Siamo alle Grotte Maestà.
Ferdinando si affacciò allo sportello della carrozza. Case grige che si ammucchiavano a scivolo sul fianco di una collina, tetti di ortiche e muschio. E donne vestite di nero affacciate alle porte, e bambini dagli occhi attoniti, e porci che grufavano nelle immondizie.
Si ritrrasse.
- E che mi svegliate a fare?- disse al ministro. [....] Ecco questo scimunito a svegliarmi con la bella notizia che siamo alle Grotte,.
[...] A pochi passi dalla carrozza la gente si aggrumava silenziosa.
- Nelle grotte ci stanno i lupi: tiriamo avanti - disse all'ufficiale di scorta. [..]
E tirarono avanti per altre due miglia: fino a Racalmuto, dove trovarono balconi parati di seta come per il Corpus Domini, la giardia urbana schierata, una ricca mensa in municipio.

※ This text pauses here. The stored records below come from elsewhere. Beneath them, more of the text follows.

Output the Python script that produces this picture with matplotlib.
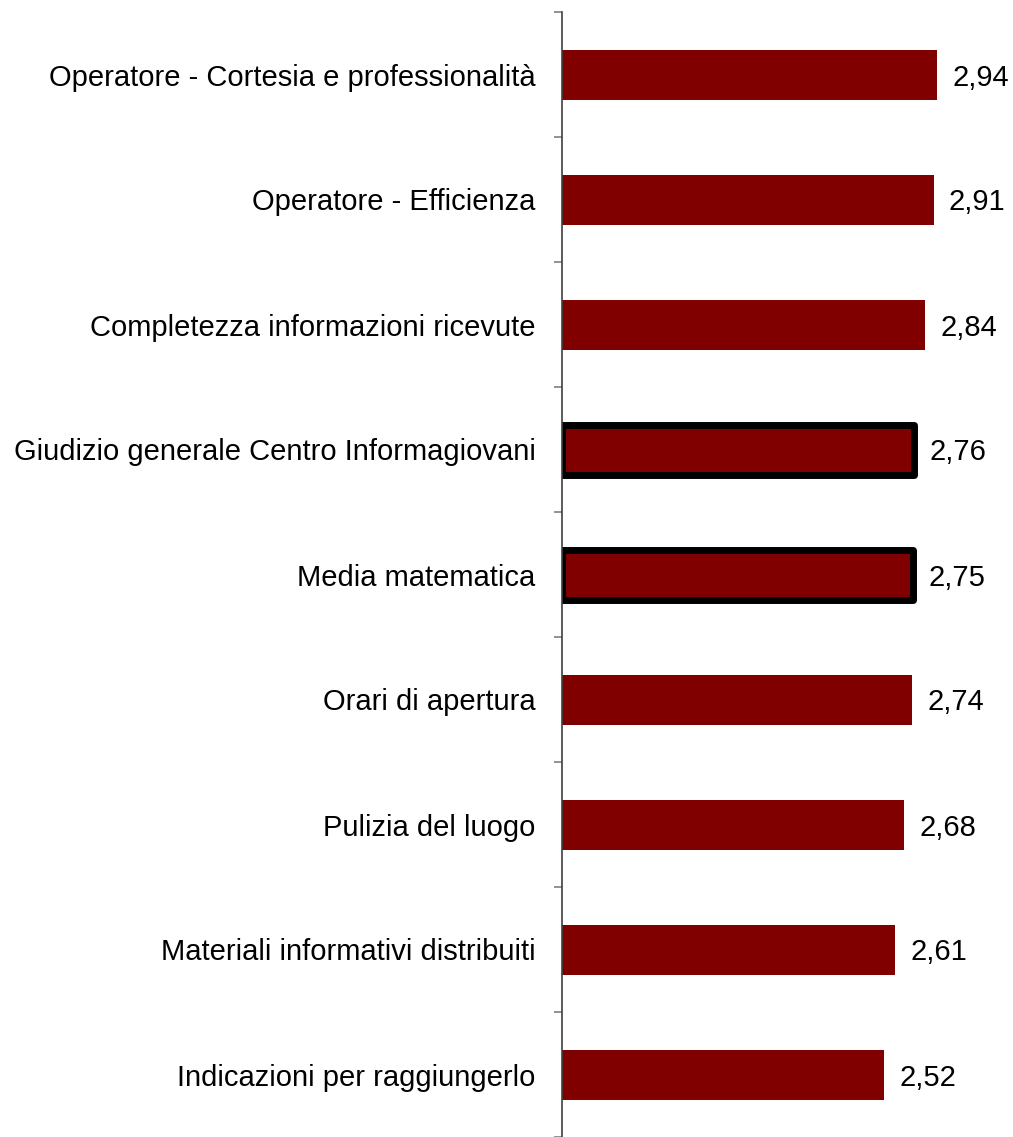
import matplotlib.pyplot as plt

plt.rcParams['font.family'] = ['Liberation Sans', 'DejaVu Sans']

categories = [
    'Operatore - Cortesia e professionalità',
    'Operatore - Efficienza',
    'Completezza informazioni ricevute',
    'Giudizio generale Centro Informagiovani',
    'Media matematica',
    'Orari di apertura',
    'Pulizia del luogo',
    'Materiali informativi distribuiti',
    'Indicazioni per raggiungerlo',
]
values = [2.94, 2.91, 2.84, 2.76, 2.75, 2.74, 2.68, 2.61, 2.52]
highlighted = ['Giudizio generale Centro Informagiovani', 'Media matematica']

fig = plt.figure(figsize=(10.13, 11.37), dpi=100)
ax = fig.add_axes([562 / 1013, 0, 447 / 1013, 1125 / 1137])

pos = list(range(len(categories)))
bars = ax.barh(pos, values, height=0.4, color='#800000', edgecolor='none')

# contorno spesso per le voci di sintesi
for bar, cat in zip(bars, categories):
    if cat in highlighted:
        bar.set_edgecolor('black')
        bar.set_linewidth(5)
        bar.set_joinstyle('round')

for p, v in zip(pos, values):
    ax.text(v + 0.12, p, f'{v:.2f}'.replace('.', ','), va='center_baseline', ha='left', fontsize=21)

ax.set_xlim(0, 3.5)
ax.set_ylim(len(categories) - 0.5, -0.5)

# tick tra una categoria e l'altra, etichette al centro
ax.set_yticks([i - 0.5 for i in range(len(categories) + 1)])
ax.set_yticklabels([])
ax.set_yticks(pos, minor=True)
ax.set_yticklabels(categories, minor=True, fontsize=21, va='center_baseline')
ax.tick_params(axis='y', which='major', length=6, width=1.2, color='#808080', direction='out')
ax.tick_params(axis='y', which='minor', length=0, pad=19)

ax.set_xticks([])
for side in ['top', 'right', 'bottom']:
    ax.spines[side].set_visible(False)
ax.spines['left'].set_color('#404040')
ax.spines['left'].set_linewidth(1.2)

fig.savefig('out.png', dpi=100)
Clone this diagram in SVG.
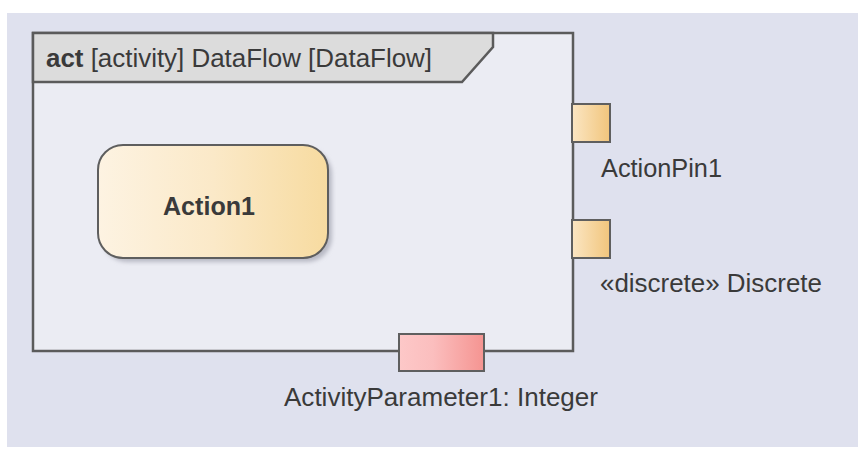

Giusto un secolo dopo , dalla stazione di Grotte il treno di Mussolini passò velocemente [..]
In verità, a due miglia appena di distanza, i due paesi erano quanto di più diversio ed opposto si possa immaginare. Grotte aveva una minoranza valdese e una maggioranza socialista, tre o quattro famiglie di origine ebraica, una forte mafia, e brutte strade, bruttissime case, squallide feste. Racalmuto aveva una festa splendida e frenetica, che quasi durava una settimana: e i grottesi vi accorrevano in massa, ma era per il resto, paese senza inquietudini, elettoralisticamente diviso tra due grandi famiglie, con pochi socialisti, molti preti e una mafia divisa."
Sciascia sapidissimo anche in questo squarcio de "Il mare colore del vino", non è poi proprio così serafico e super partes come vorrebbe darla ad intendere. Non ama Grotte e predilige Racalmuto. I luoghi comuni saranno dei racalmutesi ma lui ci guazza e la controffensisva - che sappiamo esserci stata ed esserci ancora - finge di ignorarla. Io debbo starmene buono: racalmutese da tantissime generazioni so di aver un peccato originale: il mio trisavolo Petro Taverna lasciava esasperato Grotte per eccesso di tassazione (dopo che i suoi antenati, piuttosto decaduti, ma era stati parenti di un certo arciprete, avevano lasciato, sempre tartassati, Racalmuto un secolo prima) e alla fine del Seicento ritornava a Racalmuto. Io sto in bilico tra il sorridere dei grottesi e il plaudire i grottesi dei miei antenati secenteschi.
Sciascia come al solito zoppica nella microstoria di Racalmuto. Non credo negli anni trenta dell'Ottocento Racalmuto potesse avere una magione comunale atta a imbandire una succulenta (ma non trimalcionesca) cena per il Re. Dovremmo aspettare la requisizione di un convento di monache cosiddette clarisse per tanto e un satrapo come il Matrona. Forse quella cena poté consumarsi nell'opulento palazzo di Savatteri (o forse del Borsellino) o in quello dei Tulumello, forse però nelle grandi case del prete della famiglia Matrona. Quanto al paese in mano a due famiglie, o con pochi socialisti, o con una mafia divisa mi sembra un guazzabuglio cronologico. Ma con ciò non credo di mancare di rispetto all'immenso Nanà, qui faziosamente filoracalmutese ed ironicamente distante dai grottesi.